While actively working in the US, Bahc kept engaged with the Korean contemporary art scene as well. Bahc was among the artists and art students who acted as overseas correspondents while studying abroad during the late 1980s and early 1990s, sending art-related news to outlets in Korea. Their contributions have been considered pivotal to the development of the Korean contemporary art scene, as Western art had only been introduced to Korea through Japanese or American sources that remained untranslated or mistranslated. Between 1989 and 1994, Bahc submitted exhibition reviews and articles to some of the major art magazines in Korea, such as Monthly Art (Wolgan Misul, 월간미술), Art World (Misul Segye, 미술세계) and Gana Art (가나아트). His twenty-odd articles largely discussed 1) American multiculturalism, artists of Korean heritage and other ethnic minority groups, 2) spotlighted artists in the American contemporary art scene, and 3) postmodernism in relation to Korea.[22] [23] Bahc's interest in writing as well as critical discourse can be traced back to 1987. Having set up a study group among his close Korean associates, the members took turns in selecting, translating, and discussing texts, such as Fredrick Jameson's "Postmodernism and Consumer Society" (1983) and Allan Sekula's "Dismantling Modernism, Reinventing Documentary" (1976).
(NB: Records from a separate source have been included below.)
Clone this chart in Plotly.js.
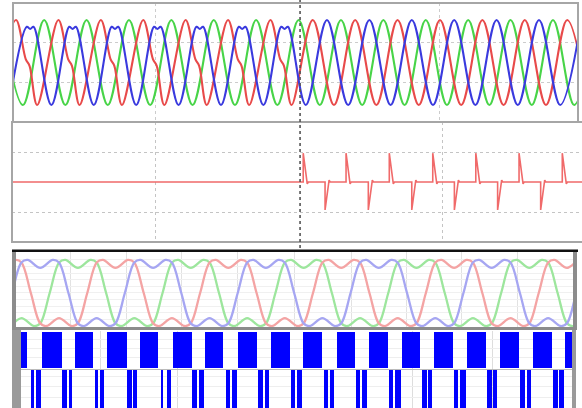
<!DOCTYPE html>
<html><head><meta charset="utf-8">
<script src="https://cdn.plot.ly/plotly-3.0.1.min.js"></script>
<style>html,body{margin:0;padding:0;background:#fff}#chart{width:582px;height:408px}</style>
</head><body><div id="chart"></div>
<script>
// ---------- Panel 1: three-phase currents (time in ms) ----------
const faultT = 135.4;
const redPeakT    = [1.4, 21.4, 41.4, 61.4, 81.4, 101.4, 121.4, 141.4, 161.4, 181.4, 201.4, 221.4, 241.4, 261.4];
const redTroughT  = [-8.6, 11.4, 31.4, 51.4, 71.4, 91.4, 111.4, 131.4, 151.4, 171.4, 191.4, 211.4, 231.4, 251.4, 271.4];
const bluePeakT   = [8.1, 28.1, 48.1, 68.1, 88.1, 108.1, 128.1, 148.1, 168.1, 188.1, 208.1, 228.1, 248.1, 268.1];
const blueTroughT = [-1.9, 18.1, 38.1, 58.1, 78.1, 98.1, 118.1, 138.1, 158.1, 178.1, 198.1, 218.1, 238.1, 258.1];
const greenPeakT  = [-5.3, 14.7, 34.7, 54.7, 74.7, 94.7, 114.7, 134.7, 154.7, 174.7, 194.7, 214.7, 234.7, 254.7, 274.7];
const greenTroughT= [4.7, 24.7, 44.7, 64.7, 84.7, 104.7, 124.7, 144.7, 164.7, 184.7, 204.7, 224.7, 244.7, 264.7];
// pre-fault distortion
const blueFlatOffset = [-1.6, 0, 1.6];
const blueFlatLevel  = [0.84, 0.79, 0.84];
const redKinkOffset  = [0, 4.6, 6.4];
const redKinkLevel   = [1, 0.08, -0.08];

// ---------- Panel 2: compensation signal spikes (ms) ----------
const posSpikeT = [136.9, 157.1, 177.5, 198.0, 218.3, 238.7, 259.1];
const negSpikeT = [147.2, 167.6, 188.1, 208.2, 228.6, 248.9];
const posSpikeV = 0.96;
const negSpikeV = -0.93;

// ---------- Panel 3: modulation waves (ms) ----------
const p3Theta = [0, 30, 50, 90, 130, 150, 180, 210, 230, 270, 310, 330];
const p3Val   = [0, 0.92, 1.0, 0.76, 1.0, 0.92, 0, -0.92, -1.0, -0.76, -1.0, -0.92];
const p3Period = 20;
const redZero3   = [-27.37, -7.37, 12.63, 32.63, 52.63, 72.63, 92.63];
const blueZero3  = [-20.71, -0.71, 19.29, 39.29, 59.29, 79.29, 99.29];
const greenZero3 = [-14.03, 5.97, 25.97, 45.97, 65.97, 85.97];

// ---------- Panel 4: switching pulses (ms) ----------
const topStart = [-1.06, 4.55, 10.45, 16.07, 21.97, 27.87, 33.48, 39.38, 45.12, 50.89, 56.81, 62.59, 68.33, 74.05, 79.84, 85.74, 91.53, 97.26];
const topEnd   = [1.90, 8.10, 13.69, 19.61, 25.21, 31.13, 36.72, 42.64, 48.54, 54.15, 60.05, 65.95, 71.57, 77.47, 83.26, 89.16, 94.90, 101.7];
const botStart = [2.63, 3.54, 8.23, 9.30, 13.97, 14.90, 19.74, 20.80, 25.66, 26.70, 31.26, 32.47, 37.17, 38.22, 42.95, 44.11, 48.69, 49.73, 54.59, 55.62, 60.20, 61.24, 66.10, 67.14, 72.00, 73.04, 77.62, 78.65, 83.52, 84.56, 89.31, 90.47, 95.21, 96.26];
const botEnd   = [3.11, 4.35, 9.00, 9.97, 14.60, 15.56, 20.50, 21.48, 26.12, 27.38, 32.02, 33.28, 37.92, 39.20, 43.80, 44.79, 49.42, 50.71, 55.32, 56.31, 60.94, 62.23, 66.84, 68.12, 72.74, 73.74, 78.35, 79.64, 84.26, 85.25, 90.17, 91.15, 95.96, 97.05];

// ---------- builders ----------
function phasePoints(peaks, troughs, offs, levs) {
  const pts = [];
  peaks.forEach(t => {
    if (offs && t < faultT) offs.forEach((o, i) => pts.push([t + o, levs[i]]));
    else pts.push([t, 1]);
  });
  troughs.forEach(t => pts.push([t, -1]));
  pts.sort((a, b) => a[0] - b[0]);
  return {x: pts.map(p => p[0]), y: pts.map(p => p[1])};
}
function spikePoints() {
  const ev = [];
  posSpikeT.forEach(t => ev.push([t, posSpikeV, -0.06]));
  negSpikeT.forEach(t => ev.push([t, negSpikeV, 0.06]));
  ev.sort((a, b) => a[0] - b[0]);
  const x = [-1], y = [0];
  ev.forEach(e => {
    x.push(e[0], e[0], e[0] + 1.9, e[0] + 2.4);
    y.push(0, e[1], e[2], 0);
  });
  x.push(270); y.push(0);
  return {x, y};
}
function modPoints(zeros) {
  const x = [], y = [];
  zeros.forEach(z => p3Theta.forEach((th, i) => { x.push(z + th / 360 * p3Period); y.push(p3Val[i]); }));
  return {x, y};
}
function barsFrom(s, e) {
  return {x: s.map((v, i) => (v + e[i]) / 2), w: s.map((v, i) => e[i] - v)};
}

const R = phasePoints(redPeakT, redTroughT, redKinkOffset, redKinkLevel);
const B = phasePoints(bluePeakT, blueTroughT, blueFlatOffset, blueFlatLevel);
const G = phasePoints(greenPeakT, greenTroughT, null, null);
const S = spikePoints();
const R3 = modPoints(redZero3), B3 = modPoints(blueZero3), G3 = modPoints(greenZero3);
const TB = barsFrom(topStart, topEnd), BB = barsFrom(botStart, botEnd);

const W = 582, H = 408;
const px = v => v / W, py = v => 1 - v / H;

const traces = [
  {x: G.x, y: G.y, xaxis: 'x', yaxis: 'y', mode: 'lines', line: {color: '#48d448', width: 2.1, shape: 'spline'}},
  {x: R.x, y: R.y, xaxis: 'x', yaxis: 'y', mode: 'lines', line: {color: '#e84a4a', width: 2.1, shape: 'spline'}},
  {x: B.x, y: B.y, xaxis: 'x', yaxis: 'y', mode: 'lines', line: {color: '#3a3ade', width: 2.1, shape: 'spline'}},
  {x: S.x, y: S.y, xaxis: 'x2', yaxis: 'y2', mode: 'lines', line: {color: '#f06a6a', width: 1.6}},
  {x: G3.x, y: G3.y, xaxis: 'x3', yaxis: 'y3', mode: 'lines', line: {color: '#9de69d', width: 2.3, shape: 'spline'}},
  {x: R3.x, y: R3.y, xaxis: 'x3', yaxis: 'y3', mode: 'lines', line: {color: '#f4a4a4', width: 2.3, shape: 'spline'}},
  {x: B3.x, y: B3.y, xaxis: 'x3', yaxis: 'y3', mode: 'lines', line: {color: '#a6a6f2', width: 2.3, shape: 'spline'}},
  {type: 'bar', x: TB.x, width: TB.w, y: TB.x.map(() => 0.47), base: 0.52, xaxis: 'x4', yaxis: 'y4', marker: {color: '#0000ff', line: {width: 0}}},
  {type: 'bar', x: BB.x, width: BB.w, y: BB.x.map(() => 0.5), base: 0, xaxis: 'x4', yaxis: 'y4', marker: {color: '#0000ff', line: {width: 0}}}
];

const ax = (o) => Object.assign({showticklabels: false, zeroline: false, showline: false, ticks: '', fixedrange: true}, o);

const layout = {
  width: W, height: H, margin: {l: 0, r: 0, t: 0, b: 0},
  paper_bgcolor: '#fff', plot_bgcolor: 'rgba(0,0,0,0)', showlegend: false, barmode: 'overlay', bargap: 0,
  xaxis:  ax({domain: [px(13), px(578)], range: [0, 266.5], anchor: 'y', tickvals: [67, 201.4], gridcolor: '#cccccc', griddash: 'dot'}),
  yaxis:  ax({domain: [py(122), py(3)], range: [-1.4, 1.4], anchor: 'x', tickvals: [-0.46, 0.46], gridcolor: '#cccccc', griddash: 'dot'}),
  xaxis2: ax({domain: [px(12), 1], range: [-0.47, 268.4], anchor: 'y2', tickvals: [67, 202.4], gridcolor: '#c4c4c4', griddash: 'dot'}),
  yaxis2: ax({domain: [py(242), py(122)], range: [-2, 2], anchor: 'x2', tickvals: [-1, 1], gridcolor: '#c4c4c4', griddash: 'dot'}),
  xaxis3: ax({domain: [px(16), px(573)], range: [0, 98.7], anchor: 'y3', tickvals: [9.57, 19.66, 29.41, 39.33, 49.42, 59.52, 69.26, 79.0, 88.93], gridcolor: '#e2e2e2'}),
  yaxis3: ax({domain: [py(327), py(252)], range: [-1.03, 1.24], anchor: 'x3', tickvals: [-0.8, -0.6, -0.4, -0.2, 0, 0.2, 0.4, 0.6, 0.8, 1.0], gridcolor: '#f0f0f0'}),
  xaxis4: ax({domain: [px(21), px(572)], range: [0.886, 98.49], anchor: 'y4', tickvals: [14.88, 28.52, 70.32, 84.32], gridcolor: '#dddddd'}),
  yaxis4: ax({domain: [0, py(331)], range: [0, 1], anchor: 'x4', tickvals: [0.14, 0.28, 0.41, 0.65, 0.77, 0.89], gridcolor: '#eeeeee'}),
  shapes: [
    {type: 'rect', xref: 'paper', yref: 'paper', x0: px(13), x1: px(578), y0: py(122), y1: py(3), line: {color: '#a6a6a6', width: 2}},
    {type: 'rect', xref: 'paper', yref: 'paper', x0: px(12), x1: px(590), y0: py(242), y1: py(122), line: {color: '#a6a6a6', width: 2}},
    {type: 'line', xref: 'x', yref: 'paper', x0: faultT, x1: faultT, y0: py(248), y1: 1, line: {color: '#555555', width: 1.6, dash: 'dot'}},
    {type: 'rect', xref: 'paper', yref: 'paper', x0: px(12), x1: px(16), y0: py(330), y1: py(251), fillcolor: '#8c8c8c', line: {width: 0}},
    {type: 'rect', xref: 'paper', yref: 'paper', x0: px(573), x1: px(577), y0: py(330), y1: py(251), fillcolor: '#8c8c8c', line: {width: 0}},
    {type: 'rect', xref: 'paper', yref: 'paper', x0: px(12), x1: px(577), y0: py(330), y1: py(327), fillcolor: '#8c8c8c', line: {width: 0}},
    {type: 'rect', xref: 'paper', yref: 'paper', x0: px(12), x1: px(578), y0: py(252), y1: py(249.5), fillcolor: '#111111', line: {width: 0}},
    {type: 'rect', xref: 'paper', yref: 'paper', x0: px(12), x1: px(21), y0: 0, y1: py(330), fillcolor: '#9a9a9a', line: {width: 0}},
    {type: 'rect', xref: 'paper', yref: 'paper', x0: px(572), x1: px(576), y0: 0, y1: py(330), fillcolor: '#9a9a9a', line: {width: 0}},
    {type: 'line', xref: 'paper', yref: 'paper', x0: px(21), x1: px(572), y0: py(369.5), y1: py(369.5), line: {color: '#bbbbbb', width: 1}}
  ]
};

Plotly.newPlot('chart', traces, layout, {staticPlot: true, displayModeBar: false});
</script>
</body></html>
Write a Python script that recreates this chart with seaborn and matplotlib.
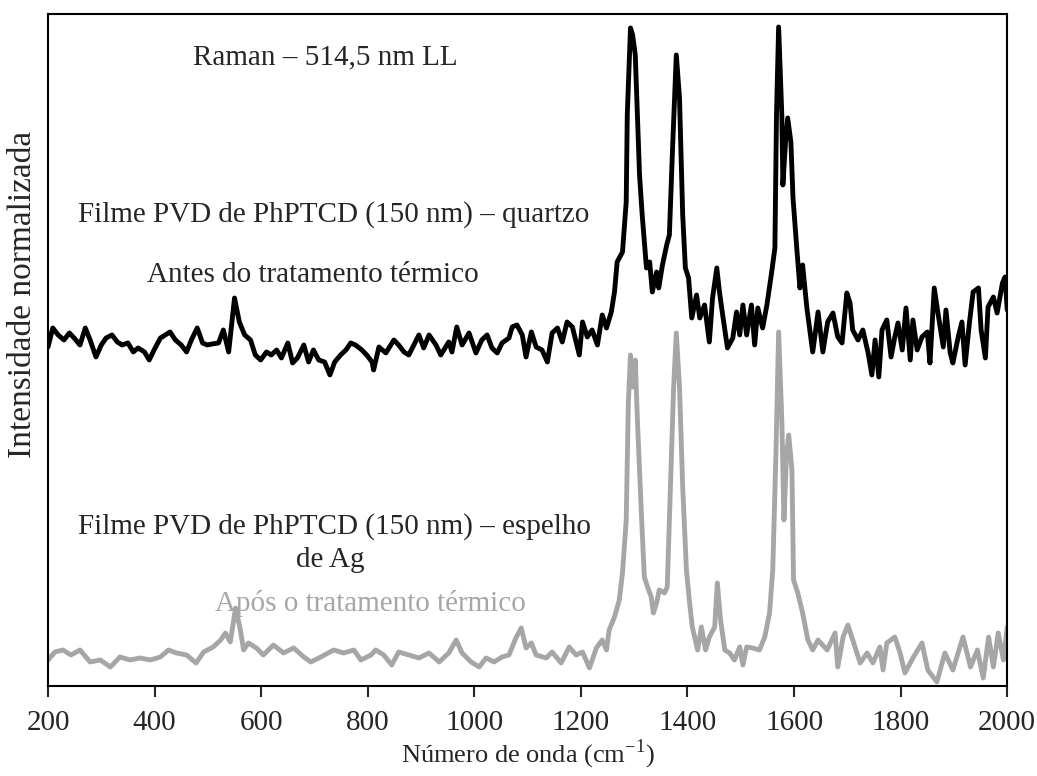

Bahc was invited to teach at the newly opening Samsung Art and Design Institute (SADI), while he and curator Young-Chul Lee had been preparing a residency program in New York for Korean artists. Following the project's dissolution, which had been named the New York Inter Art Program, Bahc returned to Seoul, Korea in 1994. Bahc adopted the name "Yiso (이소, 異素)," meaning unfamiliar and plain, and began using it as his artist name officially by 1998.
Bahc's interests in writing and translating art criticism persisted during his time in Korea. Between 1995 and 1996, Bahc attempted to establish a periodical with the planned title of Eyes and Culture (Nun'gwa Munhwa, 눈과 문화) with aims to expand the concept of the cultural arts, promote accurate writing and creative reading, emphasize the necessity for humanities-based interdisciplinary study, foster intellectual engagement with the quickly-developing visual and popular culture, and offer a platform at an international level for information and intellectual exchange. Notably, the periodical was to have in place a theme for an issue at least 6 months in advance of its publication, and its contributors, generously compensated, were responsible to complete and deliver their manuscripts at least 3 months prior to the publishing date. Each issue, whose theme and content were not to be intervened by the publisher or sponsoring organization, allotted an equal amount of pages between contemporary arts and visual culture. An English issue was also to be printed every year. Although the publication ended up unrealized due to funding difficulties, it has been noted for its progressive format, content, and editorial direction.
Bahc's translation work, on the other hand, was successful in terms of publication and circulation within Korea. His translations of John Storey's 1993 book Cultural Theory and Popular Culture: An Introduction was published in 1994, the very same year he returned to Korea, and of Mary Anne Staniszewski's 1995 book Believing Is Seeing: Creating the Culture of Art in 1997. Both of the translated titles, which had each been written as a primer for cultural studies and for general interest, became widely read and taught at Korean universities, overlapping with Bahc's significant interest in teaching.
Believing in the need for an alternative model of art education to help advance Korean art, Bahc contributed much to the formation of SADI's education system, curriculum, as well as teaching methods that largely sought after and tailored those of the partnered Parsons School of Design. Bahc's first course, taught in early 1995, was titled "Drawing Concepts," in which students explored drawing as an artistic method for visually rendering and conveying ideas. The course introduced the practice of keeping daybooks, also a core concept at Parsons, which trained students to visualize their thoughts by habitual sketching and writing. Bahc's emphasis on drawing as part of the core curriculum at SADI was also to encourage its students to move away from their college prep training and instead learn to foster self-expression. Bahc later went on to teach similar versions of his drawing course at Korea National University of Arts and Kaywon University of Art and Design.
Such emphasis on drawing and note-taking was directly sourced from Bahc's own artistic practices. Bahc not only kept a vigorous note-taking habit since his time as a graduate student but also produced highly detailed and refined drawings. By the mid-1990s, around Bahc's relocation from New York to Seoul, his work shifted closer towards sculptural, installation pieces. For such works, making drawings during his working process helped distill the conceptual framework and gauge the final effect of his works in place of the exhibition's physical space. Often utilizing materials that were commonplace or easily found in construction or manufacturing sites, such as cement, wood, vinyl, and Styrofoam. Bahc's work produced in Korea was no longer immersed in American identity politics but retained a focus on institutionalized systems. For example, Sculpture for A4 (2000) and Untitled (one pyong) (2001) pointed out the gap between the work's given titles, which designated the work to be by a widely recognized measuring unit and the installed work's actual measurements. World's Top Ten Tallest Structures in 2010 (2003), and Venice Biennale (2003) rendered monumental buildings fragile and disreputable, destabilizing their signs of authority, achievements, and ambitions.[24]
While teaching, translating, producing as well as exhibiting his works prolifically, Bahc died of a heart attack on 26 April 2004 at the age of 47.